[Your goal] The line holding "ctx.textBaseline = 'middle';" is the last one to output; start at the first line of the data, keep every line in between exactly, and leave out pictures.

[Material]
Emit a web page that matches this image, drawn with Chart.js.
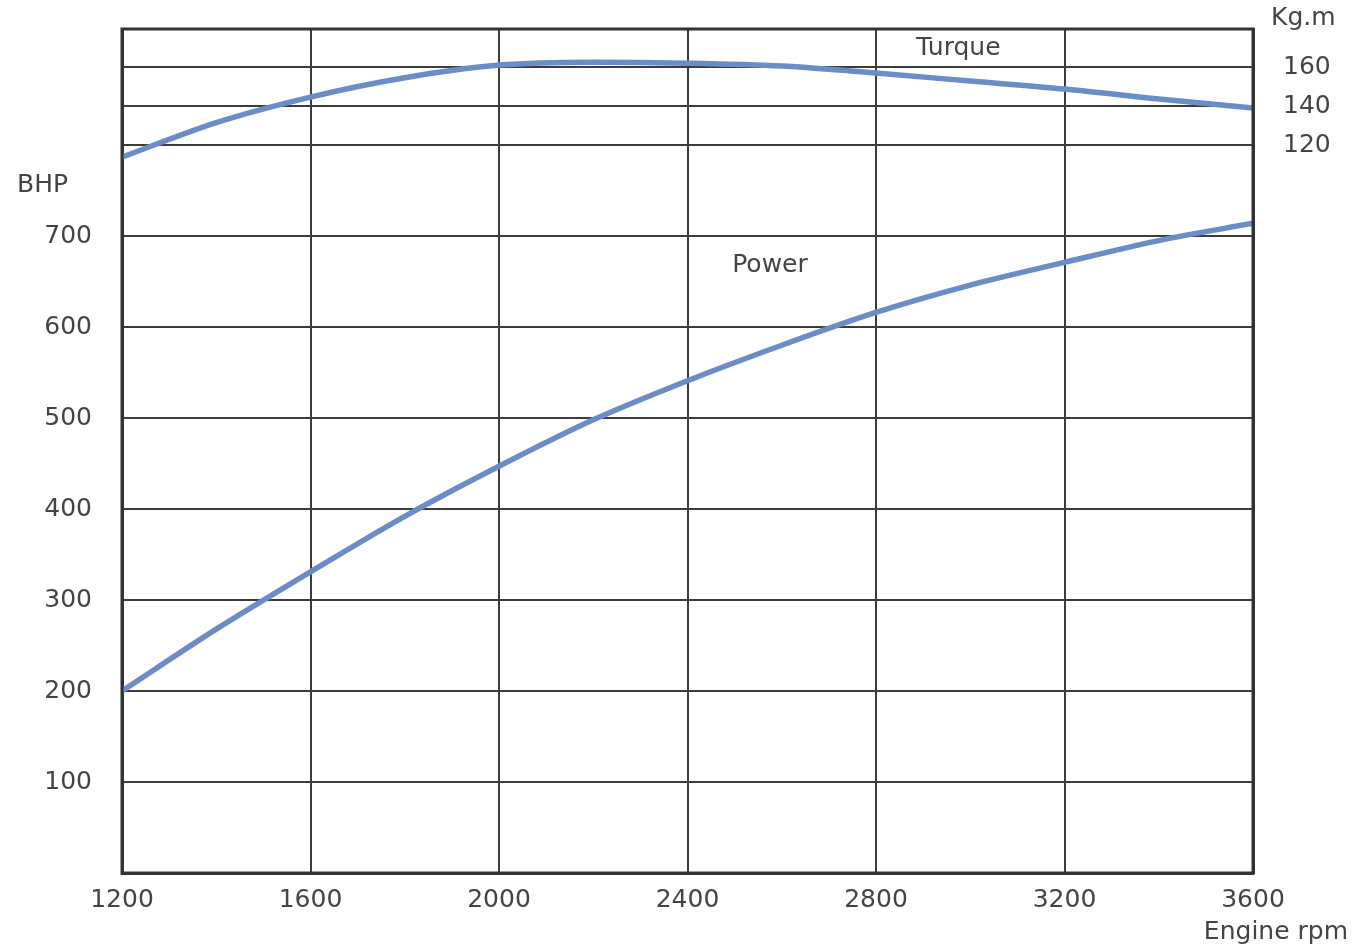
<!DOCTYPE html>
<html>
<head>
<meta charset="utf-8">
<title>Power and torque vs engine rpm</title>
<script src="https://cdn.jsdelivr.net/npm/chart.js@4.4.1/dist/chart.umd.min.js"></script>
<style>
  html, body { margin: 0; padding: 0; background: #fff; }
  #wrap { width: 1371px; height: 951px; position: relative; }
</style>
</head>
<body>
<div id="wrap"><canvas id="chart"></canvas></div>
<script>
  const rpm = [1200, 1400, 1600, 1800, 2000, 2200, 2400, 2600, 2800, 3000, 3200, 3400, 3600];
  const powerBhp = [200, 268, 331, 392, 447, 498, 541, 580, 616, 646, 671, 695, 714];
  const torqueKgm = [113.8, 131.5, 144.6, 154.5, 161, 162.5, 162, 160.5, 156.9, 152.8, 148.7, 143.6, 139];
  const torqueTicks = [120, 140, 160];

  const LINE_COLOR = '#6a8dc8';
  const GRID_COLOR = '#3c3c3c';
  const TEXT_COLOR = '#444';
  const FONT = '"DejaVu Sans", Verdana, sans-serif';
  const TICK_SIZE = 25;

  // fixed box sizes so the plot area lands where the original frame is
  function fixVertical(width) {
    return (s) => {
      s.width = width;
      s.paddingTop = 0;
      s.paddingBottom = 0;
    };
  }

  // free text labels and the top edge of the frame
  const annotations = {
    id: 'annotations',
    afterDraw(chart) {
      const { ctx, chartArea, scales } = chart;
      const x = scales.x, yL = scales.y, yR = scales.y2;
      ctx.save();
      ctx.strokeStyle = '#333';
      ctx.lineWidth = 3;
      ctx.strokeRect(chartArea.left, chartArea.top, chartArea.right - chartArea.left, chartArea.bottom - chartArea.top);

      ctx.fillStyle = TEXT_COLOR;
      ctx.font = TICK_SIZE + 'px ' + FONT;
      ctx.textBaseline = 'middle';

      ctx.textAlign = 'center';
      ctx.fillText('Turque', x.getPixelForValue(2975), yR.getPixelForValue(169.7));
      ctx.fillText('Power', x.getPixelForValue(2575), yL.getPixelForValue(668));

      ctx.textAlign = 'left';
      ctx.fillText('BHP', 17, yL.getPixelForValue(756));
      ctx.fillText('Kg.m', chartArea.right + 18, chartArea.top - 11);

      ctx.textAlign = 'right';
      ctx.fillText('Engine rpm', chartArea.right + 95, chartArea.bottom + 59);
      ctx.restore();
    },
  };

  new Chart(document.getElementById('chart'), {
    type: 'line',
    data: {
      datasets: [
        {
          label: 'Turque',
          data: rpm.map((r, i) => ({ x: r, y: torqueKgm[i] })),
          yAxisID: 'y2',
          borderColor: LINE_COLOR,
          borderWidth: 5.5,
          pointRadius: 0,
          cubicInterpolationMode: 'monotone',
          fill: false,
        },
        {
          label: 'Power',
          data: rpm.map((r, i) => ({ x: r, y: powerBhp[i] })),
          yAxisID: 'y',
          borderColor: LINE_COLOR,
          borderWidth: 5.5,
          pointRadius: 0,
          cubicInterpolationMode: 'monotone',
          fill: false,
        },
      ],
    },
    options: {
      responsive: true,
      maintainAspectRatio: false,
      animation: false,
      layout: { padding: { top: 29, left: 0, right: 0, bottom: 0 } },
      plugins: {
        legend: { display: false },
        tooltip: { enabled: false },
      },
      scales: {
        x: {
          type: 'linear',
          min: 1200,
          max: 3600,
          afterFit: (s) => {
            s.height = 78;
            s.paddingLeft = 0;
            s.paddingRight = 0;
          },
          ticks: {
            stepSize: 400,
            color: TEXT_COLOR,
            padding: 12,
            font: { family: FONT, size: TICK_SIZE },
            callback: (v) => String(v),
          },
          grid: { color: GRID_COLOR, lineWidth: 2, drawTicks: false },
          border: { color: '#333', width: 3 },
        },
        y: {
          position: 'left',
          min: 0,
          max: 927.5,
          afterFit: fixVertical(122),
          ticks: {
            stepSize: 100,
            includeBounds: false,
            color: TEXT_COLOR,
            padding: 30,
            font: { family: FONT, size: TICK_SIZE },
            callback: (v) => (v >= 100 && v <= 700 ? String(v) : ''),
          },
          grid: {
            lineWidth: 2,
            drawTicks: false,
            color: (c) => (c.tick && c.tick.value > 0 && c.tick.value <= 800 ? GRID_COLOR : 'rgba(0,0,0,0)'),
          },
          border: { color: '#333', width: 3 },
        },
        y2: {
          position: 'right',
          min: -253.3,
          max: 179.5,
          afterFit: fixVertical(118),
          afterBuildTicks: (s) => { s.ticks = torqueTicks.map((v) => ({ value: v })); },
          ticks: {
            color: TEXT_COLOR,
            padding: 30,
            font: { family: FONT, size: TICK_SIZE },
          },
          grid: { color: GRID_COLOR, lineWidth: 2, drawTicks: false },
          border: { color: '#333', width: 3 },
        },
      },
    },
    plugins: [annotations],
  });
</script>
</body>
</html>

[Solution]
Emit a web page that matches this image, drawn with Chart.js.
<!DOCTYPE html>
<html>
<head>
<meta charset="utf-8">
<title>Power and torque vs engine rpm</title>
<script src="https://cdn.jsdelivr.net/npm/chart.js@4.4.1/dist/chart.umd.min.js"></script>
<style>
  html, body { margin: 0; padding: 0; background: #fff; }
  #wrap { width: 1371px; height: 951px; position: relative; }
</style>
</head>
<body>
<div id="wrap"><canvas id="chart"></canvas></div>
<script>
  const rpm = [1200, 1400, 1600, 1800, 2000, 2200, 2400, 2600, 2800, 3000, 3200, 3400, 3600];
  const powerBhp = [200, 268, 331, 392, 447, 498, 541, 580, 616, 646, 671, 695, 714];
  const torqueKgm = [113.8, 131.5, 144.6, 154.5, 161, 162.5, 162, 160.5, 156.9, 152.8, 148.7, 143.6, 139];
  const torqueTicks = [120, 140, 160];

  const LINE_COLOR = '#6a8dc8';
  const GRID_COLOR = '#3c3c3c';
  const TEXT_COLOR = '#444';
  const FONT = '"DejaVu Sans", Verdana, sans-serif';
  const TICK_SIZE = 25;

  // fixed box sizes so the plot area lands where the original frame is
  function fixVertical(width) {
    return (s) => {
      s.width = width;
      s.paddingTop = 0;
      s.paddingBottom = 0;
    };
  }

  // free text labels and the top edge of the frame
  const annotations = {
    id: 'annotations',
    afterDraw(chart) {
      const { ctx, chartArea, scales } = chart;
      const x = scales.x, yL = scales.y, yR = scales.y2;
      ctx.save();
      ctx.strokeStyle = '#333';
      ctx.lineWidth = 3;
      ctx.strokeRect(chartArea.left, chartArea.top, chartArea.right - chartArea.left, chartArea.bottom - chartArea.top);

      ctx.fillStyle = TEXT_COLOR;
      ctx.font = TICK_SIZE + 'px ' + FONT;
      ctx.textBaseline = 'middle';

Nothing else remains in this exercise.